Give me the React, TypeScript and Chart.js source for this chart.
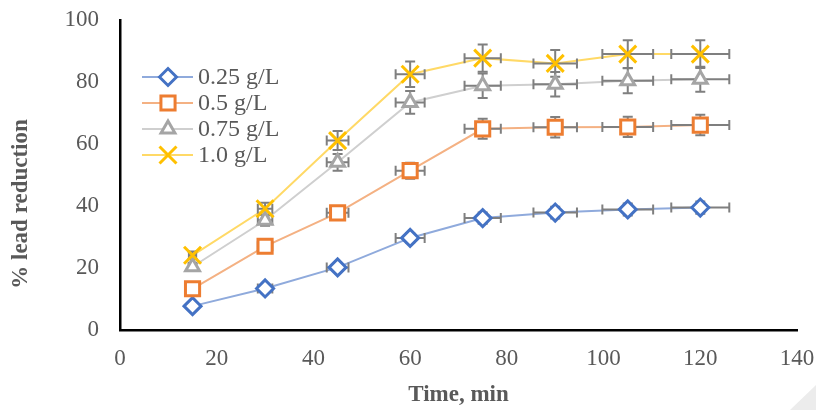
import React, { useEffect, useRef } from 'react';
import { Chart, registerables } from 'chart.js';

Chart.register(...registerables);

// ---- data ----
const times = [15, 30, 45, 60, 75, 90, 105, 120];
const series025 = [7.7, 13.4, 20.2, 29.7, 36.1, 37.9, 38.9, 39.5];
const series05 = [13.3, 27.0, 37.8, 51.4, 64.9, 65.4, 65.5, 66.1];
const series075 = [20.4, 35.4, 54.1, 73.4, 78.8, 79.3, 80.4, 80.9];
const series10 = [24.1, 39.1, 61.1, 82.5, 87.7, 86.0, 89.0, 89.0];
const seriesNames = ['0.25 g/L', '0.5 g/L', '0.75 g/L', '1.0 g/L'];
const errorPercent = 5; // percentage error bars (x and y)
const xTitle = 'Time, min';
const yTitle = '% lead reduction';

// ---- styles ----
const markerColors = ['#4472C4', '#ED7D31', '#A5A5A5', '#FFC000'];
const lineColors = ['#8FAADC', '#F4B183', '#CFCFCF', '#FFD966'];
const markerStyles = ['rectRot', 'rect', 'triangle', 'crossRot'];
const markerRadius = [8.5, 10, 8, 12];
const FONT = "'Liberation Serif', 'Times New Roman', serif";
const TEXT = '#595959';
const ERR = '#7F7F7F';

const allSeries = [series025, series05, series075, series10];

function drawMarker(ctx: CanvasRenderingContext2D, style: string, x: number, y: number, r: number, color: string) {
  ctx.save();
  ctx.strokeStyle = color;
  ctx.fillStyle = '#fff';
  ctx.lineWidth = 3;
  ctx.beginPath();
  if (style === 'rectRot') {
    ctx.moveTo(x - r, y);
    ctx.lineTo(x, y - r);
    ctx.lineTo(x + r, y);
    ctx.lineTo(x, y + r);
    ctx.closePath();
    ctx.fill();
    ctx.stroke();
  } else if (style === 'rect') {
    const h = r * Math.SQRT1_2;
    ctx.rect(x - h, y - h, 2 * h, 2 * h);
    ctx.fill();
    ctx.stroke();
  } else if (style === 'triangle') {
    let a = 0;
    ctx.moveTo(x + Math.sin(a) * r, y - Math.cos(a) * r);
    a += (2 * Math.PI) / 3;
    ctx.lineTo(x + Math.sin(a) * r, y - Math.cos(a) * r);
    a += (2 * Math.PI) / 3;
    ctx.lineTo(x + Math.sin(a) * r, y - Math.cos(a) * r);
    ctx.closePath();
    ctx.fill();
    ctx.stroke();
  } else {
    const h = r * Math.SQRT1_2;
    ctx.moveTo(x - h, y - h);
    ctx.lineTo(x + h, y + h);
    ctx.moveTo(x + h, y - h);
    ctx.lineTo(x - h, y + h);
    ctx.stroke();
  }
  ctx.restore();
}

const cornerPlugin = {
  id: 'corner',
  beforeDraw(chart: any) {
    const ctx = chart.ctx;
    const w = chart.width;
    const h = chart.height;
    ctx.save();
    ctx.fillStyle = '#ECECEC';
    ctx.beginPath();
    ctx.moveTo(w - 26, h);
    ctx.lineTo(w, h - 25);
    ctx.lineTo(w, h);
    ctx.closePath();
    ctx.fill();
    ctx.restore();
  },
};

const errorBarPlugin = {
  id: 'errorBars',
  beforeDraw(chart: any) {
    chart.$errDone = false;
  },
  beforeDatasetDraw(chart: any, args: any) {
    const ds = chart.data.datasets[args.index];
    if (!ds.isMarker || chart.$errDone) return;
    chart.$errDone = true;
    const ctx = chart.ctx;
    const xs = chart.scales.x;
    const ys = chart.scales.y;
    const cap = 5;
    ctx.save();
    ctx.strokeStyle = ERR;
    ctx.lineWidth = 2;
    allSeries.forEach((vals) => {
      vals.forEach((v, i) => {
        const t = times[i];
        const px = xs.getPixelForValue(t);
        const py = ys.getPixelForValue(v);
        const xl = xs.getPixelForValue(t * (1 - errorPercent / 100));
        const xr = xs.getPixelForValue(t * (1 + errorPercent / 100));
        const yt = ys.getPixelForValue(v * (1 + errorPercent / 100));
        const yb = ys.getPixelForValue(v * (1 - errorPercent / 100));
        ctx.beginPath();
        ctx.moveTo(xl, py);
        ctx.lineTo(xr, py);
        ctx.moveTo(xl, py - cap);
        ctx.lineTo(xl, py + cap);
        ctx.moveTo(xr, py - cap);
        ctx.lineTo(xr, py + cap);
        ctx.moveTo(px, yt);
        ctx.lineTo(px, yb);
        ctx.moveTo(px - cap, yt);
        ctx.lineTo(px + cap, yt);
        ctx.moveTo(px - cap, yb);
        ctx.lineTo(px + cap, yb);
        ctx.stroke();
      });
    });
    ctx.restore();
  },
};

const legendAndTitlePlugin = {
  id: 'legendAndTitle',
  afterDraw(chart: any) {
    const ctx = chart.ctx;
    // legend
    const rowY = [77, 103, 129, 155];
    const x0 = 142;
    const x1 = 193;
    const mx = 168;
    ctx.save();
    seriesNames.forEach((name, i) => {
      const y = rowY[i];
      ctx.strokeStyle = lineColors[i];
      ctx.lineWidth = 2;
      ctx.beginPath();
      ctx.moveTo(x0, y);
      ctx.lineTo(x1, y);
      ctx.stroke();
      drawMarker(ctx, markerStyles[i], mx, y, markerRadius[i], markerColors[i]);
      ctx.fillStyle = TEXT;
      ctx.font = `24px ${FONT}`;
      ctx.textAlign = 'left';
      ctx.textBaseline = 'middle';
      ctx.fillText(name, 198, y + 1);
    });
    // y axis title
    ctx.translate(21, 204);
    ctx.rotate(-Math.PI / 2);
    ctx.font = `bold 23px ${FONT}`;
    ctx.fillStyle = TEXT;
    ctx.textAlign = 'center';
    ctx.textBaseline = 'middle';
    ctx.fillText(yTitle, 0, 0);
    ctx.restore();
  },
};

export default function App() {
  const ref = useRef<HTMLCanvasElement | null>(null);

  useEffect(() => {
    if (!ref.current) return;
    const lineSets = allSeries.map((vals, i) => ({
      label: seriesNames[i] + ' line',
      data: vals.map((v, j) => ({ x: times[j], y: v })),
      borderColor: lineColors[i],
      borderWidth: 2,
      pointRadius: 0,
      showLine: true,
      fill: false,
      tension: 0,
      order: 10 + (3 - i),
      isMarker: false,
    }));
    const markerSets = allSeries.map((vals, i) => ({
      label: seriesNames[i],
      data: vals.map((v, j) => ({ x: times[j], y: v })),
      showLine: false,
      pointStyle: markerStyles[i],
      pointRadius: markerRadius[i],
      pointBorderWidth: 3,
      pointBorderColor: markerColors[i],
      pointBackgroundColor: '#FFFFFF',
      borderColor: markerColors[i],
      backgroundColor: '#FFFFFF',
      order: 3 - i,
      isMarker: true,
    }));

    const chart = new Chart(ref.current, {
      type: 'scatter',
      data: { datasets: [...lineSets, ...markerSets] as any },
      options: {
        responsive: false,
        animation: false,
        devicePixelRatio: 1,
        layout: { padding: { top: 20, right: 19, left: 0, bottom: 0 } },
        plugins: {
          legend: { display: false },
          tooltip: { enabled: false },
        },
        scales: {
          x: {
            type: 'linear',
            min: 0,
            max: 140,
            afterFit: (s: any) => {
              s.height = 80;
              s.paddingLeft = 0;
              s.paddingRight = 0;
            },
            ticks: {
              stepSize: 20,
              padding: 15,
              color: TEXT,
              font: { family: FONT, size: 23 },
              maxRotation: 0,
            },
            grid: { display: false, drawTicks: false },
            border: { display: true, color: '#000000', width: 2.5 },
            title: {
              display: true,
              text: xTitle,
              color: TEXT,
              font: { family: FONT, size: 23, weight: 'bold' },
              padding: { top: 0, bottom: 1 },
            },
          },
          y: {
            type: 'linear',
            min: 0,
            max: 100,
            afterFit: (s: any) => {
              s.width = 120;
              s.paddingTop = 0;
              s.paddingBottom = 0;
            },
            ticks: {
              stepSize: 20,
              padding: 21,
              color: TEXT,
              font: { family: FONT, size: 23 },
            },
            grid: { display: false, drawTicks: false },
            border: { display: true, color: '#000000', width: 2.5 },
          },
        },
      } as any,
      plugins: [cornerPlugin, errorBarPlugin, legendAndTitlePlugin],
    });
    return () => chart.destroy();
  }, []);

  return (
    <div style={{ position: 'absolute', left: 0, top: 0, width: 816, height: 410, background: '#fff' }}>
      <canvas ref={ref} width={816} height={410} style={{ width: 816, height: 410, display: 'block' }} />
    </div>
  );
}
+ + + + +
▶ _TASK DIRECTIONS_: Give again exactly the lines running from the beginning of the material above through the line that contains "Chart.register(...registerables);", and leave out every picture.

▶ _THE OUTPUT_:
Give me the React, TypeScript and Chart.js source for this chart.
import React, { useEffect, useRef } from 'react';
import { Chart, registerables } from 'chart.js';

Chart.register(...registerables);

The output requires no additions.